Water Levels - Precautions

Low Water Levels:

When water levels fall below normal summer levels masters should be aware of:

Navigation

To reduce the risk of grounding masters should navigate on or near the centreline of the channel, avoid short cutting in dog-legged channels and navigating too close to navigation markers.

Proceeding at a slow speed will also reduce “squat” effect i.e. where the vessel tends to sit lower in the water as a consequence of higher speed.

Slipways

Reduced slipway length available under the water surface and the possibility of launching trailers dropping off the end of the concrete apron.

More slipway surface susceptible to weed growth requiring care while engaged in launching boats, from slipping and sliding on the slope. Note also that launching vehicles may not be able to get sufficient traction on the slipway once the craft is launched to get up the incline.

Bank Erosion

Very dry riverbanks are more susceptible to erosion from vessel wash.

Lock Share

Maximising on the number of vessels in a lock will ensure that the total volume of water moving downstream is decreased. Lock cycles should be used for vessels travelling each way.

High Water Levels:

When water levels rise above normal summer level masters should be aware of:

Navigation

Navigation marks will have reduced height above the water level or may disappear underwater altogether making the navigable channel difficult to discern.

In narrow sections of the navigations water levels will tend to rise more quickly than in main streams and air draft at bridges will likewise be reduced.

There will also be increased flow rates particularly in the vicinity of navigation infrastructure such as bridges, weirs, locks etc where extra care in manoeuvring vessels will be required.

Harbours and Jetties

Due care is required in harbours and at slipways when levels are at or near the same level as the harbour walkways' as the edge will be difficult to discern especially in reduced light conditions. It is advised that Personal Flotation Devices be worn if tending to craft in a harbour in these conditions.

Slipways

Slipways should only be used for the purpose of launching and recovering of water craft or other objects from the water. Before using a slipway it should be examined to ensure that the surface has sufficient traction/grip for the intended purpose such as launching a craft from a trailer using a vehicle, that there is sufficient depth of water on the slipway to float the craft off the trailer before the concrete apron ends and that the wheels of the trailer do not drop off the edge of the slipway. That life-saving appliances are available in the vicinity, that the vehicle is roadworthy and capable of coping with the weight of the trailer and boat on the incline. It is recommended that slipway operations are conducted by two persons.
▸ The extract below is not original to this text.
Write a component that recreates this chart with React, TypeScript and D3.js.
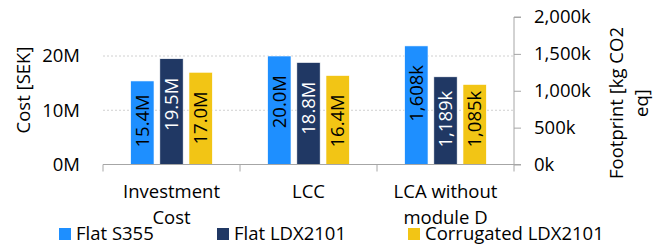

Caution to be Used in Reliance upon Aids to Navigation

The aids to navigation depicted on the navigation guides comprise a system of fixed and floating aids to navigation. Prudent mariners will not rely solely on any single aid to navigation, particularly a floating aid to navigation. With respect to buoys, the buoy symbol is used to indicate the approximate position of the buoy body and the ground tackle which secures it to the lake or river bed. The approximate position is used because of the practical limitations in positioning and maintaining buoys in precise geographical locations. These limitations include, but are not limited to, prevailing atmospheric and lake/river conditions, the slope of and the material making up the lake/river bed, the fact that the buoys are moored to varying lengths of chain, and the fact that the buoy body and/or ground tackle positions are not under continuous surveillance. Due to the forces of nature, the position of the buoy body can be expected to shift inside and outside the charted symbol.

Buoys and perches are also moved out of position or pulled over by those mariners who use them to moor up to instead of anchoring. To this end, mariners should always monitor their passage by relating buoy/perch positions with the published navigation guide. Furthermore, a vessel attempting to pass close by always risks collision with a yawing buoy or with the obstruction that the buoy or beacon/perch marks.

Masters of Vessels are requested to use the most up to date Navigation guides when navigating on the Inland Waterways.